7. Apply a Budgeting Rule (e.g., 50/30/20):
- What to do: Aim to allocate your net income: 50% for needs, 30% for wants, and 20% for savings and debt repayment (beyond minimums). Adjust percentages as needed based on your situation.
- What “good” looks like: A target allocation that aligns with your financial goals.
- Common mistake and how to avoid it: Rigidly sticking to a rule that doesn’t fit your life. This is a guideline, not a mandate.
8. Prioritize High-Interest Debt Repayment:
- What to do: If your debt repayment allocation (from step 7) is significant, focus on paying down debts with the highest interest rates first (the “debt avalanche” method).
- What “good” looks like: A strategic plan to reduce the total interest paid over time.
- Common mistake and how to avoid it: Only making minimum payments on high-interest debt. This allows interest to accrue rapidly.
9. Allocate Funds for Savings and Emergency Fund:
- What to do: Dedicate a portion of your income to building or bolstering your emergency fund and other savings goals (retirement, down payment, etc.).
- What “good” looks like: Consistent contributions towards your financial security and future goals.
- Common mistake and how to avoid it: Depleting your emergency fund without replenishing it. Treat it as sacred savings.
10. Review and Adjust Regularly:
- What to do: At the end of each month, compare your actual spending to your budgeted amounts. Identify areas where you overspent or underspent.
- What “good” looks like: A budget that is a living document, updated to reflect reality and evolving goals.
- Common mistake and how to avoid it: Creating a budget and then ignoring it. Regular review is key to making it work.

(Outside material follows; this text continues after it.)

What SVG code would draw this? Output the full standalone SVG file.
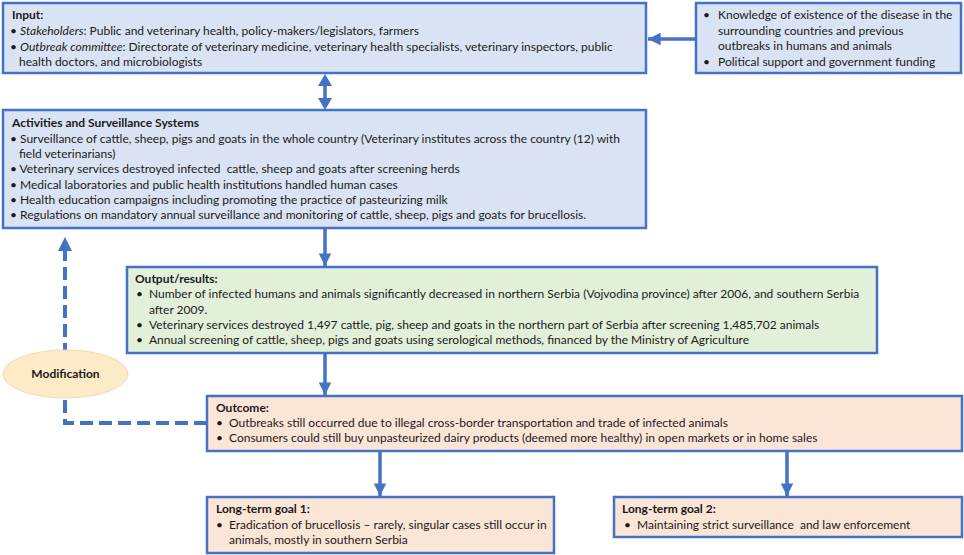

11. Consider the 36% Rule for Debt-to-Income Ratio:
- What to do: Calculate your total monthly debt payments (including housing, car loans, student loans, credit cards) as a percentage of your gross monthly income. Aim to keep this below 36%.
- What “good” looks like: A healthy debt-to-income ratio, indicating manageable debt levels.
- Common mistake and how to avoid it: Taking on more debt than you can comfortably manage. This ratio is a strong indicator of financial stress.
12. Automate Savings and Bill Payments:
- What to do: Set up automatic transfers to your savings accounts and schedule bill payments to avoid late fees and ensure consistent progress.
- What “good” looks like: A system that handles financial tasks for you, reducing the chance of oversight.
- Common mistake and how to avoid it: Relying solely on manual payments, which can lead to missed deadlines.